Geometric Application 2: the vectors ${\bf a}$, ${\bf b}$ and ${\bf c}$ shown respectively in blue, red and green to the right form adjacent edges of a parallelepiped. Now by 1., the base has area $= \|{\bf a} \times {\bf b}\|$, while its $$\hbox{height} \ = \ \hbox{comp}_{{\bf a} \times {\bf b} }({\bf c}) \ = \ \frac{\|{\bf c}\,\cdot\,({\bf a} \times {\bf b} )\|}{\|{\bf a} \times {\bf b} \|}\,.$$ Thus the parallelepiped has $$ \hbox{volume}\ = \ \hbox{(area of base) $\times$ height} \ = \ \|{\bf c} \,\cdot \, ({\bf a} \times {\bf b}\ )\|\,.$$

Mechanics Application 1: when we push down on a bike pedal we exert a force, a vector, on the bike pedal. The objective is to turn the chain wheel. In the figure to the right only the component $\|\sin \theta \, {\bf F}\|$ of ${\bf F}$ will have any effect. Torque as defined by the cross product $${\bf \tau}\ = \ {\bf r} \times {\bf F}\,,$$ is a measure of the turning force exerted as the cyclist pushes on the pedal. Note that the torque is perpendicular to the plane of rotation. In most examples, the direction of the torque is along the axis of rotation.

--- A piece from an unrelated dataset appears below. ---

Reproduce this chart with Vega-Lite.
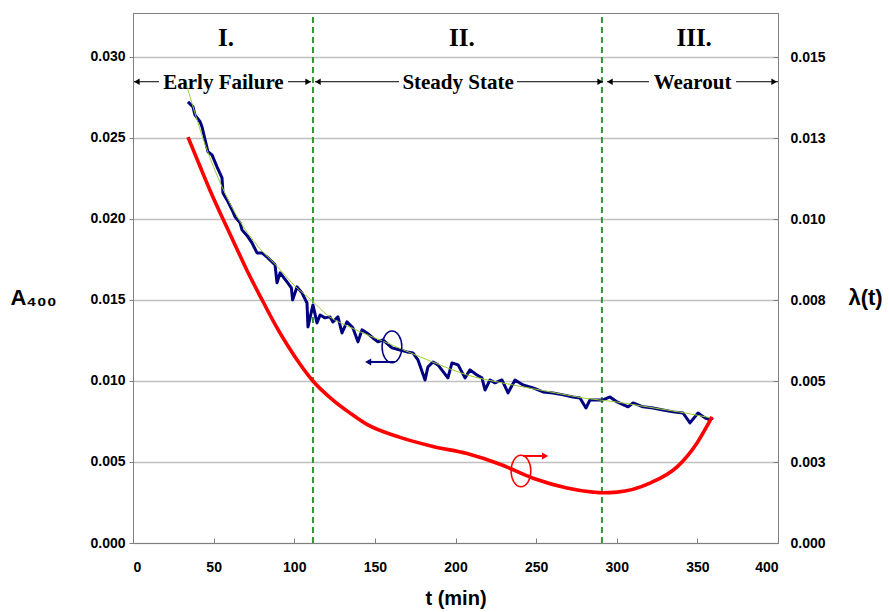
{
  "$schema": "https://vega.github.io/schema/vega-lite/v6.json",
  "width": 645,
  "height": 530,
  "autosize": "none",
  "padding": {"left": 133, "top": 13, "right": 111, "bottom": 69},
  "background": "white",
  "config": {
    "view": {"stroke": "#808080", "strokeWidth": 1},
    "font": "Liberation Sans",
    "axis": {"labelFont": "Liberation Sans", "labelFontWeight": "bold", "labelFontSize": 14, "labelColor": "black", "titleColor": "black", "titleFont": "Liberation Sans", "titleFontWeight": "bold"}
  },
  "datasets": {
    "blue": [
      {"t":34.1,"A":0.02722},{"t":37.2,"A":0.02691},{"t":38.4,"A":0.02642},{"t":41.6,"A":0.02599},{"t":42.8,"A":0.02568},{"t":44.7,"A":0.02488},{"t":46.5,"A":0.02414},{"t":49.0,"A":0.02395},{"t":52.1,"A":0.02321},{"t":55.2,"A":0.02253},{"t":55.8,"A":0.0216},{"t":58.3,"A":0.02117},{"t":61.4,"A":0.02056},{"t":63.3,"A":0.02012},{"t":66.4,"A":0.01975},{"t":67.6,"A":0.01932},{"t":71.3,"A":0.01889},{"t":73.8,"A":0.01852},{"t":76.9,"A":0.0179},{"t":80.0,"A":0.0179},{"t":83.7,"A":0.01759},{"t":88.1,"A":0.01716},{"t":89.3,"A":0.01605},{"t":91.2,"A":0.01667},{"t":95.5,"A":0.01611},{"t":98.2,"A":0.01574},{"t":99.0,"A":0.015},{"t":101.7,"A":0.0158},{"t":104.8,"A":0.01543},{"t":107.9,"A":0.01481},{"t":108.5,"A":0.01333},{"t":111.6,"A":0.01469},{"t":114.1,"A":0.01358},{"t":116.0,"A":0.01407},{"t":119.1,"A":0.01389},{"t":122.2,"A":0.01395},{"t":124.0,"A":0.01364},{"t":127.1,"A":0.01395},{"t":129.6,"A":0.01296},{"t":132.7,"A":0.01364},{"t":136.4,"A":0.01327},{"t":139.5,"A":0.01241},{"t":142.0,"A":0.01315},{"t":145.1,"A":0.01296},{"t":148.8,"A":0.01265},{"t":151.9,"A":0.01241},{"t":155.0,"A":0.01253},{"t":160.6,"A":0.01204},{"t":165.6,"A":0.01191},{"t":169.9,"A":0.01179},{"t":173.6,"A":0.01173},{"t":176.7,"A":0.0113},{"t":181.1,"A":0.01006},{"t":182.9,"A":0.01086},{"t":186.0,"A":0.01117},{"t":189.1,"A":0.01099},{"t":195.3,"A":0.01019},{"t":197.8,"A":0.01111},{"t":201.6,"A":0.01099},{"t":205.9,"A":0.01019},{"t":209.0,"A":0.01068},{"t":213.3,"A":0.01037},{"t":216.4,"A":0.01019},{"t":218.3,"A":0.00944},{"t":221.4,"A":0.01006},{"t":224.5,"A":0.00988},{"t":228.8,"A":0.01006},{"t":232.6,"A":0.00926},{"t":236.9,"A":0.01006},{"t":241.9,"A":0.00975},{"t":248.1,"A":0.00957},{"t":254.3,"A":0.00932},{"t":260.5,"A":0.00926},{"t":266.7,"A":0.00914},{"t":272.9,"A":0.00901},{"t":277.2,"A":0.00895},{"t":280.9,"A":0.00833},{"t":283.4,"A":0.00883},{"t":287.8,"A":0.00883},{"t":291.5,"A":0.00883},{"t":295.8,"A":0.00901},{"t":300.2,"A":0.0087},{"t":307.0,"A":0.0084},{"t":310.1,"A":0.00864},{"t":316.3,"A":0.0084},{"t":322.5,"A":0.00833},{"t":328.7,"A":0.00821},{"t":334.9,"A":0.00809},{"t":341.1,"A":0.00802},{"t":345.4,"A":0.00741},{"t":350.4,"A":0.00802},{"t":354.7,"A":0.00772},{"t":357.8,"A":0.00759},{"t":359.7,"A":0.00772}
    ],
    "fit": [
      {"t":32.5,"A":0.0285},{"t":34.1,"A":0.02796},{"t":45,"A":0.0245},{"t":55.2,"A":0.02198},{"t":66,"A":0.0199},{"t":77.5,"A":0.0183},{"t":90,"A":0.017},{"t":100,"A":0.0159},{"t":111.6,"A":0.0149},{"t":120,"A":0.0141},{"t":135,"A":0.0133},{"t":157.5,"A":0.01235},{"t":185,"A":0.0112},{"t":207.1,"A":0.01037},{"t":235.7,"A":0.00975},{"t":260,"A":0.0093},{"t":279,"A":0.00895},{"t":300,"A":0.0087},{"t":318.8,"A":0.0084},{"t":343.6,"A":0.008},{"t":359.7,"A":0.0077}
    ],
    "red": [
      {"t":34.1,"lambda":0.01253},{"t":41.6,"lambda":0.01162},{"t":47.8,"lambda":0.01088},{"t":55.8,"lambda":0.01},{"t":63.3,"lambda":0.0092},{"t":71.4,"lambda":0.00834},{"t":80.1,"lambda":0.0075},{"t":88.1,"lambda":0.00675},{"t":96.1,"lambda":0.00608},{"t":103.6,"lambda":0.00552},{"t":111.6,"lambda":0.005},{"t":124.0,"lambda":0.00441},{"t":134.6,"lambda":0.00401},{"t":145.1,"lambda":0.00366},{"t":165.6,"lambda":0.00326},{"t":186.0,"lambda":0.00298},{"t":207.1,"lambda":0.00276},{"t":227.6,"lambda":0.00243},{"t":248.1,"lambda":0.00200},{"t":269.1,"lambda":0.00170},{"t":285.3,"lambda":0.00157},{"t":291.0,"lambda":0.00155},{"t":300.2,"lambda":0.00157},{"t":320.6,"lambda":0.00185},{"t":337.4,"lambda":0.00235},{"t":349.8,"lambda":0.00309},{"t":359.1,"lambda":0.00389}
    ],
    "phaseLines": [{"t":111.6,"A":0,"A2":0.0327},{"t":290.8,"A":0,"A2":0.0327}],
    "roman": [{"t":57.7,"A":0.03117,"label":"I."},{"t":204,"A":0.03117,"label":"II."},{"t":348,"A":0.03117,"label":"III."}],
    "phaseNames": [{"t":56.1,"A":0.0284,"label":"Early Failure"},{"t":201.6,"A":0.0284,"label":"Steady State"},{"t":347,"A":0.0284,"label":"Wearout"}],
    "phaseSegs": [{"t":0.6,"t2":16.1,"A":0.02846},{"t":96.1,"t2":110.4,"A":0.02846},{"t":112.9,"t2":165.0,"A":0.02846},{"t":238.1,"t2":291.5,"A":0.02846},{"t":294,"t2":320,"A":0.02846},{"t":374,"t2":400,"A":0.02846}],
    "phaseHeads": [{"t":2.4,"A":0.02846,"dir":"L"},{"t":108.6,"A":0.02846,"dir":"R"},{"t":114.7,"A":0.02846,"dir":"L"},{"t":289.7,"A":0.02846,"dir":"R"},{"t":295.8,"A":0.02846,"dir":"L"},{"t":397.6,"A":0.02846,"dir":"R"}],
    "noteEllipse": [{"t":160.6,"A":0.0121,"series":"A400"},{"t":240.6,"A":0.00444,"series":"lambda"}],
    "noteArrow": [{"t":145.5,"t2":162.5,"A":0.01117,"series":"A400"},{"t":241.9,"t2":255.5,"A":0.00537,"series":"lambda"}],
    "noteHead": [{"t":145.8,"A":0.01117,"series":"A400","dir":"L"},{"t":255.6,"A":0.00537,"series":"lambda","dir":"R"}]
  },
  "encoding": {
    "x": {
      "field": "t", "type": "quantitative",
      "scale": {"domain": [0, 400], "nice": false, "zero": false},
      "axis": {"values": [0,50,100,150,200,250,300,350,400], "title": "t (min)", "grid": false, "tickSize": -5, "tickColor": "#808080", "domainColor": "#808080", "labelPadding": 22, "titleFontSize": 20, "titlePadding": 14}
    }
  },
  "layer": [
    {
      "encoding": {
        "y": {
          "field": "A", "type": "quantitative",
          "scale": {"domain": [0, 0.0327], "nice": false, "zero": false},
          "axis": {"orient": "left", "values": [0,0.005,0.01,0.015,0.02,0.025,0.03], "format": ".3f", "grid": true, "gridColor": "#c0c0c0", "gridWidth": 1.5, "tickSize": 4, "tickColor": "#808080", "domainColor": "#808080", "labelPadding": 4, "title": "A₄₀₀", "titleAngle": 0, "titleX": -100, "titleY": 284, "titleAlign": "center", "titleBaseline": "middle", "titleFontSize": 22}
        }
      },
      "layer": [
        {"data": {"name": "phaseLines"}, "mark": {"type": "rule", "color": "#2e9a2e", "strokeWidth": 2, "strokeDash": [6, 4]}, "encoding": {"y2": {"field": "A2"}}},
        {"data": {"name": "blue"}, "mark": {"type": "line", "color": "#000080", "strokeWidth": 3, "strokeJoin": "round"}, "encoding": {}},
        {"data": {"name": "fit"}, "mark": {"type": "line", "color": "#9acd32", "strokeWidth": 1, "interpolate": "monotone"}, "encoding": {}},
        {"data": {"name": "roman"}, "mark": {"type": "text", "font": "Liberation Serif", "fontWeight": "bold", "fontSize": 25, "align": "center", "baseline": "middle", "color": "black"}, "encoding": {"text": {"field": "label"}}},
        {"data": {"name": "phaseNames"}, "mark": {"type": "text", "font": "Liberation Serif", "fontWeight": "bold", "fontSize": 21, "align": "center", "baseline": "middle", "color": "black"}, "encoding": {"text": {"field": "label"}}},
        {"data": {"name": "phaseSegs"}, "mark": {"type": "rule", "strokeWidth": 1, "color": "black"}, "encoding": {"x2": {"field": "t2"}}},
        {"data": {"name": "phaseHeads"}, "mark": {"type": "point", "filled": true, "size": 40, "opacity": 1, "color": "black"}, "encoding": {"shape": {"field": "dir", "type": "nominal", "scale": {"domain": ["L", "R"], "range": ["triangle-left", "triangle-right"]}, "legend": null}}},
        {"data": {"name": "noteEllipse"}, "mark": {"type": "point", "shape": "M0,-1C0.345,-1 0.625,-0.552 0.625,0C0.625,0.552 0.345,1 0,1C-0.345,1 -0.625,0.552 -0.625,0C-0.625,-0.552 -0.345,-1 0,-1Z", "size": 1000, "filled": false, "strokeWidth": 1.5, "opacity": 1}, "encoding": {"color": {"field": "series", "type": "nominal", "scale": {"domain": ["A400", "lambda"], "range": ["#000080", "#ff0000"]}, "legend": null}}},
        {"data": {"name": "noteArrow"}, "mark": {"type": "rule", "strokeWidth": 2}, "encoding": {"x2": {"field": "t2"}, "color": {"field": "series", "type": "nominal", "legend": null}}},
        {"data": {"name": "noteHead"}, "mark": {"type": "point", "filled": true, "size": 50, "opacity": 1}, "encoding": {"color": {"field": "series", "type": "nominal", "legend": null}, "shape": {"field": "dir", "type": "nominal", "legend": null}}}
      ]
    },
    {
      "data": {"name": "red"},
      "mark": {"type": "line", "color": "#ff0000", "strokeWidth": 3.6, "interpolate": "monotone"},
      "encoding": {
        "y": {
          "field": "lambda", "type": "quantitative",
          "scale": {"domain": [0, 0.01636], "nice": false, "zero": false},
          "axis": {"orient": "right", "values": [0,0.0025,0.005,0.0075,0.01,0.0125,0.015], "labelExpr": "format(datum.value + 1e-9, '.3f')", "grid": false, "tickSize": -5, "tickColor": "#808080", "domainColor": "#808080", "labelPadding": 17, "title": "λ(t)", "titleAngle": 0, "titleX": 87, "titleY": 284, "titleAlign": "center", "titleBaseline": "middle", "titleFontSize": 22}
        }
      }
    }
  ],
  "resolve": {"scale": {"y": "independent"}, "axis": {"y": "independent"}}
}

Example: compute the volume of the parallelepiped with adjacent edges $\overline{OP}, \, \overline{OQ}$ and $\overline{OR}$ determined by vertices $$P(1,\,-1,\,-2),\ \ Q(1,\,1,\,-1),\ \ R(1,\,3,\,4),$$ where $O$ is the origin. Solution: the parallelepiped is determined by $${\bf a} \ = \ \overrightarrow{OP}\ = \ \langle 1,\, -1,\, -2\rangle,$$ $${\bf b} \ = \ \overrightarrow{OP}\ = \ \langle 1,\, 1,\, -1\rangle,$$ $${\bf c} \ = \ \overrightarrow{OP}\ = \ \langle 1,\, 3,\, 4\rangle.$$

So its volume is given by scalar triple product $${\bf a} \,\cdot\, ({\bf b} \times {\bf c} ) \ = \ \left|\begin{array}{ccc} 1 & -1 & -2 \\ 1 & 1 & -1 \\ 1 & 3 & 4 \end{array}\right|\qquad \qquad$$ $$= \ \left|\begin{array}{cc} 1 & -1 \\ 3 & 4 \end{array}\right| - (-1)\left|\begin{array}{cc} 1 & -1 \\ 1 & 4 \end{array}\right| -2\left|\begin{array}{cc} 1 & 1 \\ 1 & 3 \end{array}\right| \,.$$ Consequently, the parallelepiped has $$ \hbox{volume}\ = \ 8\ \hbox{units}\,.$$